Leave out the pictures and reproduce all of the data exactly.

DATA PROVIDED.
>> Start

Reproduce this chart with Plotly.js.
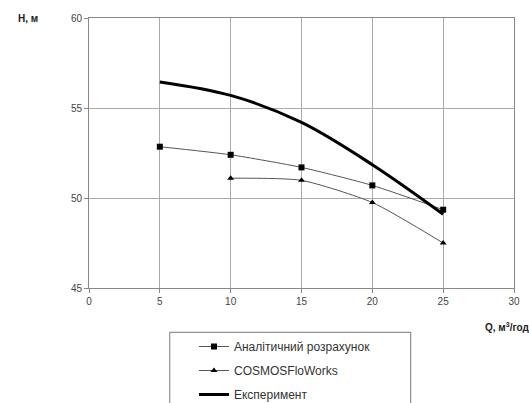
<!DOCTYPE html>
<html><head><meta charset="utf-8">
<script src="https://cdn.plot.ly/plotly-3.0.1.min.js"></script>
<style>body{margin:0;background:#fff}#c{width:529px;height:403px}</style>
</head><body><div id="c"></div>
<script>
const qAnalytic = [5, 10, 15, 20, 25];
const hAnalytic = [52.85, 52.4, 51.7, 50.7, 49.35];
const qCosmos = [10, 15, 20, 25];
const hCosmos = [51.1, 50.98, 49.75, 47.5];
const qExp = [5, 10, 15, 20, 25];
const hExp = [56.45, 55.7, 54.2, 51.85, 49.1];
const names = ["Аналітичний розрахунок", "COSMOSFloWorks", "Експеримент"];

const traces = [
  {x: qAnalytic, y: hAnalytic, name: names[0], legendgroup: "a", mode: "lines+markers",
   line: {color: "#555", width: 1, shape: "spline", smoothing: 0.6},
   marker: {symbol: "square", size: 6, color: "#000"}},
  {x: qCosmos, y: hCosmos, name: names[1], legendgroup: "b", mode: "lines+markers",
   line: {color: "#555", width: 1, shape: "spline", smoothing: 0.6},
   marker: {symbol: "triangle-up", size: 6, color: "#000"}},
  {x: qExp, y: hExp, name: names[2], legendgroup: "c", mode: "lines",
   line: {color: "#000", width: 3, shape: "spline", smoothing: 1}}
];
const layout = {
  width: 529, height: 403,
  margin: {l: 89, r: 15, t: 18, b: 115, autoexpand: false},
  paper_bgcolor: "#fff", plot_bgcolor: "#fff",
  font: {family: "Liberation Sans, Arial, sans-serif", size: 10, color: "#444"},
  xaxis: {range: [0, 30], dtick: 5, tick0: 0, showgrid: true, gridcolor: "#aaa", gridwidth: 1,
          zeroline: false, showline: true, linecolor: "#888", linewidth: 1, mirror: true,
          ticks: "outside", ticklen: 4, tickcolor: "#888", fixedrange: true},
  yaxis: {range: [45, 60], dtick: 5, tick0: 45, showgrid: true, gridcolor: "#aaa", gridwidth: 1,
          zeroline: false, showline: true, linecolor: "#888", linewidth: 1, mirror: true,
          ticks: "outside", ticklen: 4, tickcolor: "#888", fixedrange: true},
  showlegend: true,
  legend: {x: 0.247, y: -0.163, xanchor: "left", yanchor: "top", borderwidth: 0,
           bgcolor: "rgba(0,0,0,0)", font: {size: 12, color: "#333"}, tracegroupgap: 5, itemwidth: 30},
  shapes: [
    {type: "rect", xref: "paper", yref: "paper", x0: 0.19, x1: 0.757, y0: -0.164, y1: -0.6,
     line: {color: "#777", width: 1}, fillcolor: "rgba(0,0,0,0)", layer: "below"}
  ],
  annotations: [
    {text: "<b>H, м</b>", xref: "paper", yref: "paper", x: -0.115, y: 1.0, xanchor: "right", yanchor: "middle",
     showarrow: false, font: {size: 10, color: "#222"}},
    {text: "<b>Q, м<sup>3</sup>/год</b>", xref: "paper", yref: "paper", x: 1.04, y: -0.115, xanchor: "right", yanchor: "top",
     showarrow: false, font: {size: 10, color: "#222"}}
  ]
};
Plotly.newPlot("c", traces, layout, {displayModeBar: false, staticPlot: true});
</script></body></html>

>> End

EXERCISE ANSWER.
Reproduce this chart with Plotly.js.
<!DOCTYPE html>
<html><head><meta charset="utf-8">
<script src="https://cdn.plot.ly/plotly-3.0.1.min.js"></script>
<style>body{margin:0;background:#fff}#c{width:529px;height:403px}</style>
</head><body><div id="c"></div>
<script>
const qAnalytic = [5, 10, 15, 20, 25];
const hAnalytic = [52.85, 52.4, 51.7, 50.7, 49.35];
const qCosmos = [10, 15, 20, 25];
const hCosmos = [51.1, 50.98, 49.75, 47.5];
const qExp = [5, 10, 15, 20, 25];
const hExp = [56.45, 55.7, 54.2, 51.85, 49.1];
const names = ["Аналітичний розрахунок", "COSMOSFloWorks", "Експеримент"];

const traces = [
  {x: qAnalytic, y: hAnalytic, name: names[0], legendgroup: "a", mode: "lines+markers",
   line: {color: "#555", width: 1, shape: "spline", smoothing: 0.6},
   marker: {symbol: "square", size: 6, color: "#000"}},
  {x: qCosmos, y: hCosmos, name: names[1], legendgroup: "b", mode: "lines+markers",
   line: {color: "#555", width: 1, shape: "spline", smoothing: 0.6},
   marker: {symbol: "triangle-up", size: 6, color: "#000"}},
  {x: qExp, y: hExp, name: names[2], legendgroup: "c", mode: "lines",
   line: {color: "#000", width: 3, shape: "spline", smoothing: 1}}
];
const layout = {
  width: 529, height: 403,
  margin: {l: 89, r: 15, t: 18, b: 115, autoexpand: false},
  paper_bgcolor: "#fff", plot_bgcolor: "#fff",
  font: {family: "Liberation Sans, Arial, sans-serif", size: 10, color: "#444"},
  xaxis: {range: [0, 30], dtick: 5, tick0: 0, showgrid: true, gridcolor: "#aaa", gridwidth: 1,
          zeroline: false, showline: true, linecolor: "#888", linewidth: 1, mirror: true,
          ticks: "outside", ticklen: 4, tickcolor: "#888", fixedrange: true},
  yaxis: {range: [45, 60], dtick: 5, tick0: 45, showgrid: true, gridcolor: "#aaa", gridwidth: 1,
          zeroline: false, showline: true, linecolor: "#888", linewidth: 1, mirror: true,
          ticks: "outside", ticklen: 4, tickcolor: "#888", fixedrange: true},
  showlegend: true,
  legend: {x: 0.247, y: -0.163, xanchor: "left", yanchor: "top", borderwidth: 0,
           bgcolor: "rgba(0,0,0,0)", font: {size: 12, color: "#333"}, tracegroupgap: 5, itemwidth: 30},
  shapes: [
    {type: "rect", xref: "paper", yref: "paper", x0: 0.19, x1: 0.757, y0: -0.164, y1: -0.6,
     line: {color: "#777", width: 1}, fillcolor: "rgba(0,0,0,0)", layer: "below"}
  ],
  annotations: [
    {text: "<b>H, м</b>", xref: "paper", yref: "paper", x: -0.115, y: 1.0, xanchor: "right", yanchor: "middle",
     showarrow: false, font: {size: 10, color: "#222"}},
    {text: "<b>Q, м<sup>3</sup>/год</b>", xref: "paper", yref: "paper", x: 1.04, y: -0.115, xanchor: "right", yanchor: "top",
     showarrow: false, font: {size: 10, color: "#222"}}
  ]
};
Plotly.newPlot("c", traces, layout, {displayModeBar: false, staticPlot: true});
</script></body></html>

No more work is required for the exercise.